E però, se davvero Ben-Gvir si sfilasse, Smotrich potrebbe ripensare la sua posizione, dal momento che i suoi fanatici elettori potrebbero vedere nel suo concorrente politico l’unico in grado di portare avanti fino allo stremo il loro sogno messianico.

Tale lo scenario prima del fatidico incontro tra Netanyahu e Trump, nel quale tali dilemmi dovrebbero essere sciolti. Si appressa il 7 ottobre e anche tale scadenza potrebbe indurre Netanyahu a considerare positivamente la fine della mattanza. Il giorno in cui Israele commemorerà le stragi di due anni fa potrebbe essere propizio per celebrare, insieme quelle, la vittoria su Hamas e la liberazione degli ostaggi sopravvissuti.

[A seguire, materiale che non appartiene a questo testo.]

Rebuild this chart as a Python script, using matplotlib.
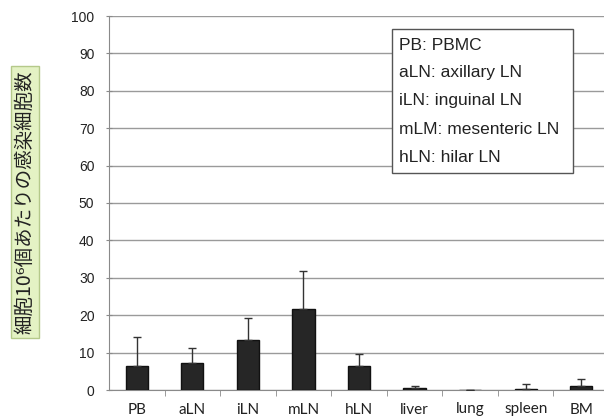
import numpy as np
import matplotlib
matplotlib.use("Agg")
import matplotlib.pyplot as plt

# values
tissues = ["PB", "aLN", "iLN", "mLN", "hLN", "liver", "lung", "spleen", "BM"]
means = [6.5, 7.3, 13.3, 21.7, 6.5, 0.5, 0.0, 0.4, 1.2]
errs = [7.6, 4.0, 5.9, 10.2, 3.0, 0.7, 0.0, 1.1, 1.8]
yticks = [0, 10, 20, 30, 40, 50, 60, 70, 80, 90, 100]
legend_lines = ["PB: PBMC", "aLN: axillary LN", "iLN: inguinal LN",
                "mLM: mesenteric LN", "hLN: hilar LN"]
ylabel = "細胞10⁶個あたりの感染細胞数"

W, H = 604, 418
fig = plt.figure(figsize=(W / 100, H / 100), dpi=100)
ax = fig.add_axes([109 / W, 1 - 390 / H, 500 / W, 374 / H])

x = np.arange(len(tissues))
ax.bar(x, means, width=0.4, color="#262626", edgecolor="#111111", zorder=3)
ax.errorbar(x, means, yerr=[np.zeros(len(errs)), errs], fmt="none",
            ecolor="#333333", elinewidth=1, capsize=3, capthick=1, zorder=4)

ax.set_xlim(-0.5, len(tissues) - 0.5)
ax.set_ylim(0, 100)
ax.set_yticks(yticks)
ax.yaxis.grid(True, color="#9a9a9a", lw=1)
ax.set_axisbelow(True)
for s in ["top", "right"]:
    ax.spines[s].set_visible(False)
ax.spines["left"].set_color("#8a8a8a")
ax.spines["bottom"].set_color("#8a8a8a")

ax.set_xticks(x)
ax.set_xticklabels(tissues, fontsize=11, family="Lato", color="#222222")
ax.tick_params(axis="x", length=0, pad=9)
ax.set_xticks(np.arange(0.5, len(tissues) - 0.5), minor=True)
ax.tick_params(axis="x", which="minor", length=4, direction="out", color="#8a8a8a")
ax.tick_params(axis="y", length=5, direction="inout", color="#8a8a8a",
               labelsize=10, labelcolor="#222222", pad=8)
for lab in ax.get_yticklabels():
    lab.set_family("Liberation Sans")

# legend-like text box
bx0, by0, bx1, by1 = 392, 29, 573, 173
fig.patches.append(plt.Rectangle((bx0 / W, 1 - by1 / H), (bx1 - bx0) / W,
                                 (by1 - by0) / H, transform=fig.transFigure,
                                 facecolor="white", edgecolor="#555555", lw=1, zorder=5))
for i, t in enumerate(legend_lines):
    fig.text(399 / W, 1 - (45 + 28 * i) / H, t, fontsize=12.5, family="Liberation Sans",
             color="#222222", va="center", ha="left", zorder=6)

# y label with green box
fig.text(25 / W, 1 - 202 / H, ylabel, rotation=90, ha="center", va="center",
         fontsize=14, family=["Noto Sans CJK JP", "DejaVu Sans"], color="#222222",
         bbox=dict(boxstyle="square,pad=0.2", facecolor="#e4f2c4", edgecolor="#b5c98a", lw=1))

fig.savefig("out.png", dpi=100)
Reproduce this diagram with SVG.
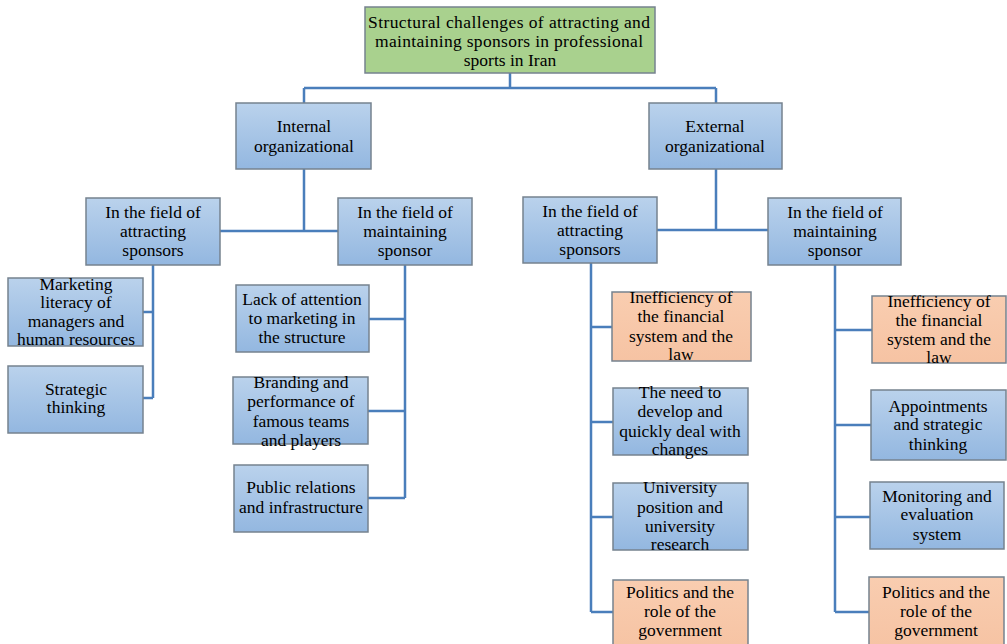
<svg xmlns="http://www.w3.org/2000/svg" width="1007" height="644" viewBox="0 0 1007 644">
<defs>
<linearGradient id="gb" x1="0" y1="0" x2="0" y2="1">
<stop offset="0" stop-color="#bad2ec"/>
<stop offset="1" stop-color="#93b7e0"/>
</linearGradient>
<linearGradient id="go" x1="0" y1="0" x2="0" y2="1">
<stop offset="0" stop-color="#f9cdb0"/>
<stop offset="1" stop-color="#f6c3a3"/>
</linearGradient>
</defs>
<style>
.b{fill:url(#gb);stroke:#76828f;stroke-width:1.5}
.o{fill:url(#go);stroke:#76828f;stroke-width:1.5}
.g{fill:#a9d18e;stroke:#76828f;stroke-width:1.5}
text{font-family:"Liberation Serif","Times New Roman",serif;font-size:17.5px;fill:#000;text-anchor:middle}
.c{fill:none;stroke:#4a7ebb;stroke-width:2.5}
</style>
<rect width="1007" height="644" fill="#fff"/>
<g id="connectors">
<path class="c" d="M510 73V88M304 88H716M304 88V103M716 88V103"/>
<path class="c" d="M304 169V231M220 231H338"/>
<path class="c" d="M716 169V230M657 230H768"/>
<path class="c" d="M153 265V398M143 312H153M143 398H153"/>
<path class="c" d="M405 265V498M369 319H405M368 411H405M368 498H405"/>
<path class="c" d="M591 263V612M591 327H612M591 422H613M591 517H613M591 612H613"/>
<path class="c" d="M835 265V612M835 330H872M835 425H871M835 517H870M835 612H869"/>
</g>
<g id="root"><rect class="g" x="365" y="7" width="290" height="66"/>
<text x="509" y="28" textLength="282" lengthAdjust="spacing">Structural challenges of attracting and</text>
<text x="509" y="47" textLength="268" lengthAdjust="spacing">maintaining sponsors in professional</text>
<text x="510" y="66">sports in Iran</text></g>
<g id="internal"><rect class="b" x="236" y="103" width="135" height="66"/>
<text x="304" y="132">Internal</text><text x="304" y="152">organizational</text></g>
<g id="external"><rect class="b" x="649" y="103" width="133" height="66"/>
<text x="715" y="132">External</text><text x="715" y="152">organizational</text></g>
<g id="int-attract"><rect class="b" x="86" y="198" width="134" height="67"/>
<text x="153" y="218">In the field of</text><text x="153" y="237">attracting</text><text x="153" y="256">sponsors</text></g>
<g id="int-maintain"><rect class="b" x="338" y="198" width="134" height="67"/>
<text x="405" y="218">In the field of</text><text x="405" y="237">maintaining</text><text x="405" y="256">sponsor</text></g>
<g id="ext-attract"><rect class="b" x="523" y="197" width="134" height="66"/>
<text x="590" y="217">In the field of</text><text x="590" y="236">attracting</text><text x="590" y="255">sponsors</text></g>
<g id="ext-maintain"><rect class="b" x="768" y="198" width="133" height="67"/>
<text x="835" y="218">In the field of</text><text x="835" y="237">maintaining</text><text x="835" y="256">sponsor</text></g>
<g id="marketing"><rect class="b" x="8" y="278" width="135" height="68"/>
<text x="76" y="290">Marketing</text><text x="76" y="308">literacy of</text><text x="76" y="327">managers and</text><text x="76" y="345">human resources</text></g>
<g id="strategic"><rect class="b" x="8" y="366" width="135" height="67"/>
<text x="76" y="395">Strategic</text><text x="76" y="413">thinking</text></g>
<g id="lack"><rect class="b" x="236" y="285" width="133" height="67"/>
<text x="302" y="305">Lack of attention</text><text x="302" y="324">to marketing in</text><text x="302" y="343">the structure</text></g>
<g id="branding"><rect class="b" x="233" y="377" width="135" height="67"/>
<text x="301" y="388">Branding and</text><text x="301" y="407">performance of</text><text x="301" y="427">famous teams</text><text x="301" y="446">and players</text></g>
<g id="public"><rect class="b" x="234" y="465" width="134" height="67"/>
<text x="301" y="493">Public relations</text><text x="301" y="513">and infrastructure</text></g>
<g id="ineff1"><rect class="o" x="612" y="292" width="139" height="69"/>
<text x="681" y="303">Inefficiency of</text><text x="681" y="322">the financial</text><text x="681" y="342">system and the</text><text x="681" y="360">law</text></g>
<g id="need"><rect class="b" x="613" y="388" width="135" height="67"/>
<text x="680" y="398">The need to</text><text x="680" y="417">develop and</text><text x="680" y="437">quickly deal with</text><text x="680" y="455">changes</text></g>
<g id="university"><rect class="b" x="613" y="483" width="135" height="67"/>
<text x="680" y="493">University</text><text x="680" y="513">position and</text><text x="680" y="532">university</text><text x="680" y="550">research</text></g>
<g id="politics1"><rect class="o" x="613" y="580" width="135" height="70"/>
<text x="680" y="598">Politics and the</text><text x="680" y="617">role of the</text><text x="680" y="636">government</text></g>
<g id="ineff2"><rect class="o" x="872" y="296" width="134" height="67"/>
<text x="939" y="307">Inefficiency of</text><text x="939" y="326">the financial</text><text x="939" y="345">system and the</text><text x="939" y="363">law</text></g>
<g id="appoint"><rect class="b" x="871" y="390" width="135" height="70"/>
<text x="938" y="412">Appointments</text><text x="938" y="430">and strategic</text><text x="938" y="450">thinking</text></g>
<g id="monitor"><rect class="b" x="870" y="482" width="134" height="67"/>
<text x="937" y="502">Monitoring and</text><text x="937" y="520">evaluation</text><text x="937" y="540">system</text></g>
<g id="politics2"><rect class="o" x="869" y="577" width="135" height="73"/>
<text x="936" y="598">Politics and the</text><text x="936" y="617">role of the</text><text x="936" y="636">government</text></g>
</svg>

Per quanto riguarda i palestinesi, il loro futuro non si preannuncia certo roseo, anzi. L’amministrazione che dovrebbe gestire la Striscia, o parte di essa, avrebbe come compito principale, e forse unico, quello di sorvegliarli al posto dell’IDF, per il quale tale compito sarebbe eccessivamente dispendioso. Ma meglio questo che continuare a cercare di evitare le bombe e a sottostare alle durissime restrizioni attuali. In futuro si vedrà.

Resta che il genocidio che si è consumato a Gaza, sempre che si fermi (in via temporanea o definitiva che sia), e tacendo per ora delle buie prospettive della Cisgiordania, continuerà a mietere vittime innocenti.

Le restrizioni alle quali sono stati sottoposti per tutto questo tempo i palestinesi sopravvissuti, con bambini costretti a mangiare cibo per cani o erba, quando andava bene, bere acqua marina e/o inquinata, le ferite curate come si poteva, le patologie indotte dalle restrizioni… tutto ciò continuerà a uccidere nel tempo.

Nello Yad Vashem palestinese, che prima o poi dovrà sorgere da qualche parte, ci sarà posto anche per questo (riprendiamo, sul punto, un cenno ineludibile di Assaf David, che ne ha scritto su Haaretz).